- **Requirements**
Starting at the top of the listing, extract every line up to and including the one with "import matplotlib.pyplot as plt". Pictures stay out of the copy.

- **Data shown**
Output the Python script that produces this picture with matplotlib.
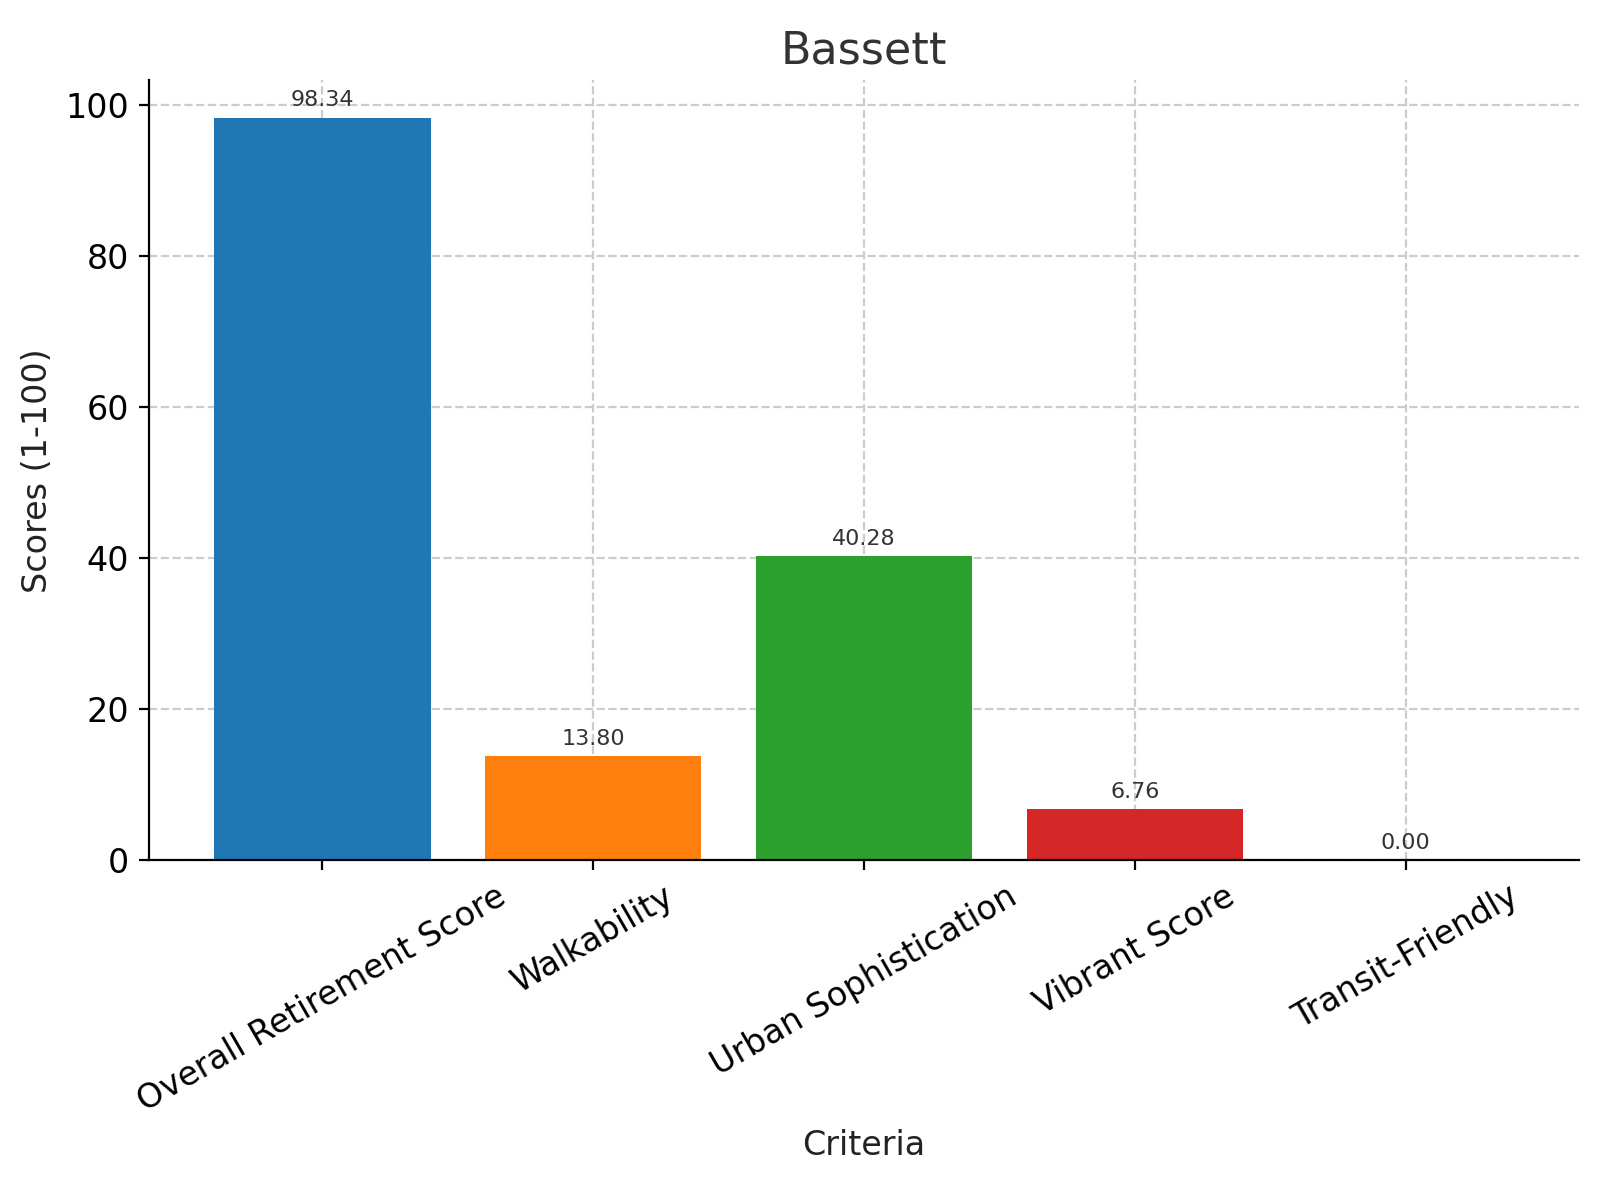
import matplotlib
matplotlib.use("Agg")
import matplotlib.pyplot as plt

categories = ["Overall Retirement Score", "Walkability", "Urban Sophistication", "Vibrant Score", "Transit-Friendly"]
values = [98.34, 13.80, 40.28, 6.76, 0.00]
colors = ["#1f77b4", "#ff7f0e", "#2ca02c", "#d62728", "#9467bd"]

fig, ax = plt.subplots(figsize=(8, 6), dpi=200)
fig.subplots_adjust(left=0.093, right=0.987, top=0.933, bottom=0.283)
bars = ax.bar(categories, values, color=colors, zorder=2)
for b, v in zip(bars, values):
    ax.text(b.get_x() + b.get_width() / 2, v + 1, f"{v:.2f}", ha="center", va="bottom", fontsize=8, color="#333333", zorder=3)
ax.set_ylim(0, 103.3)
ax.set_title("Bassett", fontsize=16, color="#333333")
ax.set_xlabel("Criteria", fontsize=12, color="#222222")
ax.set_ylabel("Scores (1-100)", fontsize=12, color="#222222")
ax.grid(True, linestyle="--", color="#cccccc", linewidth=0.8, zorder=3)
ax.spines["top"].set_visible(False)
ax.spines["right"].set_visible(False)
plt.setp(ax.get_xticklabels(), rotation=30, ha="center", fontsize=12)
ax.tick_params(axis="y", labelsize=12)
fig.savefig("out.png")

- **Complete output**
Output the Python script that produces this picture with matplotlib.
import matplotlib
matplotlib.use("Agg")
import matplotlib.pyplot as plt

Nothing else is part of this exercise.